Раны, которые он себе нанес во время этого взбирания на забор, были достаточно серьезными, и доктору О’Мира пришлось проявить все свое умение, для того чтобы извлечь все колючки из императорского тела».

Увы! В один из декабрьских дней на виллу «Шиповник» явился Бертран, сообщивший о том, что дом в Лонгвуде готов. Эта новость привела всех в уныние. Семейство Бэлкомб стало заламывать руки, словно актеры в классической трагедии, а Наполеон топал ногой, проявляя явное неудовольствие.

Надобно сказать, что он еще не успел «отведать» молодой англичанки и испытывал (как уверяют) «нетерпение в некоторых местах своего естества».

– Вам надо будет почаще приходить ко мне в гости, – сказал он.

Затем он раздал своим хозяевам подарки.

«Я, – пишет Бэтси, – получила миниатюрную великолепную конфетницу, которой я так часто восхищалась. И он мне сказал:

– Это будет залогом любви, который вы сможете вручить юному Лас Казесу.

Я зарыдала и выбежала из комнаты.Я встала у окна, из которого могла наблюдать за его отъездом, но на сердце у меня было тяжело… Я бросилась на кровать и долго и горько плакала…»

В Лонгвуде Наполеон часто виделся с Бэтси.
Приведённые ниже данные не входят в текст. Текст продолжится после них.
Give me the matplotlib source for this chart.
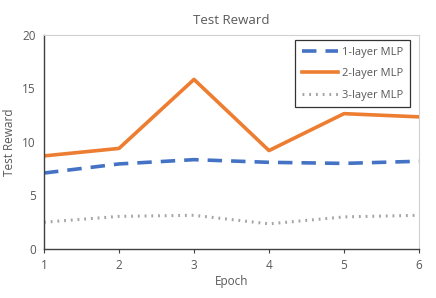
import matplotlib
matplotlib.use('Agg')
from matplotlib import pyplot as plt

epochs = [1, 2, 3, 4, 5, 6]
mlp1 = [7.1, 7.95, 8.35, 8.1, 8.0, 8.2]
mlp2 = [8.7, 9.4, 15.85, 9.2, 12.65, 12.35]
mlp3 = [2.5, 3.05, 3.15, 2.35, 3.0, 3.15]
yticks = [0, 5, 10, 15, 20]

plt.rcParams['font.family'] = ['Open Sans', 'DejaVu Sans']
txt = '#595959'

fig = plt.figure(figsize=(4.36, 2.98), dpi=100)
ax = fig.add_axes([44/436, 1-249/298, 375/436, 214/298])

ax.plot(epochs, mlp1, c='#4472C4', lw=2.6, dashes=(4, 2.5), label='1-layer MLP')
ax.plot(epochs, mlp2, c='#ED7D31', lw=2.6, label='2-layer MLP')
ax.plot(epochs, mlp3, c='#A5A5A5', lw=2.2, dashes=(0.6, 1.6), label='3-layer MLP')

ax.set_xlim(1, 6)
ax.set_ylim(0, 20)
ax.set_xticks(epochs)
ax.set_yticks(yticks)
ax.tick_params(axis='x', colors=txt, labelsize=8.5, length=3, color='#404040', pad=4)
ax.tick_params(axis='y', colors=txt, labelsize=8.5, length=0, pad=6)
for s in ['left', 'bottom']:
	ax.spines[s].set_color('#404040')
	ax.spines[s].set_linewidth(1.0)
for s in ['top', 'right']:
	ax.spines[s].set_color('#D0D0D0')
	ax.spines[s].set_linewidth(0.8)

ax.set_title('Test Reward', color=txt, fontsize=9.5, pad=8)
ax.set_xlabel('Epoch', color=txt, fontsize=8.5, labelpad=2)
ax.set_ylabel('Test Reward', color=txt, fontsize=8.5, labelpad=4)

leg = ax.legend(loc='upper right', fontsize=8, frameon=True, fancybox=False,
	edgecolor='black', handlelength=3.2, borderpad=0.6, labelspacing=0.95,
	handletextpad=0.4, borderaxespad=0, bbox_to_anchor=(0.976, 0.977))
leg.get_frame().set_linewidth(0.9)
for t in leg.get_texts():
	t.set_color(txt)

fig.savefig('out.png', dpi=100)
Дрожа, как школьник, он наблюдал в лорнет за ее приездом, оставлял ее обедать, делал баснословные подарки.

Все это вызывало множество сплетен.

«Когда обитатели острова, – сообщает нам “Интимная летопись острова Святой Елены”, – узнали о том, что Наполеон подарил девушке перстень с выложенной бриллиантами буквой N, они стали с осуждением об этом сплетничать. Многие говорили, что это была плата за девственность. Кстати, эти же слухи нашли свое отражение в лондонских газетах.